Extra Effort Required To Reach Those Who Aren’t Vaccinated Against COVID-19
Demand for COVID-19 vaccinations in California has reached a turning point. Gone are the days when people repeatedly hit refresh on their computers, hoping to score a vaccination appointment. Now some clinics are accepting walk-ins and others end the day with unfilled appointments. That’s forcing health and government officials to rethink their vaccination programs.
Ann Mitchell is on the frontline of those new efforts. She is a volunteer with Meals on Wheels of the Monterey Peninsula. Recently, she's been spending her days calling clients and setting up vaccination appointments. Most of the people Meals on Wheels serves are homebound. Instead of having the clients arrange transportation to get a shot, Ann is arranging for the shots to come to them.
Christine Winge, the organization’s executive director, said Meals on Wheels has always been more than just a food delivery service.
“We do wellness checks on our clients regularly and we have sort of sped up this process now that the vaccine is readily available,” Winge said.
The organization brought more volunteers in and its doing additional welfare checks. The volunteers are making calls and, in addition to the usual questions, asking if the client has been vaccinated. If the answer is no, they ask if the client would like someone to come by and administer one.
The City of Monterey is also rethinking vaccinations. City officials are looking into clinics in neighborhood parks to make it easier for people to get the shots. Recently, they held a vaccination clinic at the foot of Fisherman’s Wharf. It’s a favorite spot for locals and tourists.
Community Hospital of the Monterey Peninsula is holding pop-up clinics at places like the Boys and Girls Club and is offering vaccinations through its mobile clinic.
The Salinas Valley Memorial Healthcare System is taking on vaccine hesitancy with a television commercial. The commercial’s message is, “(The shots are) free and safe and it’s our best shot at getting back to normal.”
Dr. Allen Radner is the hospital’s chief medical officer and an infectious disease specialist. He said people have vaccine hesitancy for a number of reasons.
“They’re concerned about vaccines. They're concerned about what is being described as the rapidity with which these vaccines have become available. They're concerned about the long term consequences (of the vaccines),” said Radner.
According to Radner, educational outreach, like the commercial, is the best way to reach those who are hesitant. And to those who are hesitant he says, “Millions and millions of people have been vaccinated. We really aren't finding any hidden side effects or consequences.”
Another group the hospital is trying to reach is children. On Monday, the Food and Drug Administration expanded emergency use authorization of the Pfizer vaccine for those aged 12 to 15.On Wednesday, a CDC panel voted to recommend Pfizer’s vaccine for the age group. Vaccine appointments for 12 to 15-year-olds could become available Thursday.

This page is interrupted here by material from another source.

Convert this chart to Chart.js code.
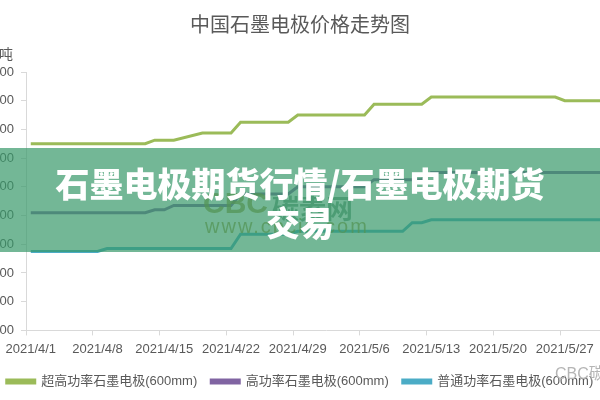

Radner said vaccinating young people in Monterey County can make a big difference.
“It turns out about 20 to 25 percent of the population is under the age of 16,” Radner said.
And then there are the healthcare workers who actually put the shots in arms.The Visiting Nurse Association of the Central Coast has been involved with the vaccination program since the very beginning. Andrea Zoodsma is the director of community services.
“It was New Year's Eve day that I was making an application and purchasing our freezer and getting us in shape to be a COVID provider,” recalled Zoodsma
In the beginning, VNA held clinics but shied away from home visits because of the expense.
“We're not in a position to offer vaccines in the home because of the storage and handling of the vaccine. Also because of the labor. Each visit requires (us) going into the home and then a 15 minute observation period and then drive to the next place. So one nurse could do perhaps six to eight visits in a day, whereas when we were doing our mass vaccination clinics in the beginning of the campaign, one nurse could see 100 people in a day,” Zoodsma said.
A grant from the Monterey County Community Foundation is now helping make the home visits possible. And Zoodsma said every vaccination is a step toward limiting and controlling the disease. This is her message to those who are hesitant — “Vaccines are one of public health's greatest triumphs, with the exception of safe water. No other health strategy has had such a tremendous effect on reducing disease and improving health.”
Even if the effort requires more creativity and determination now.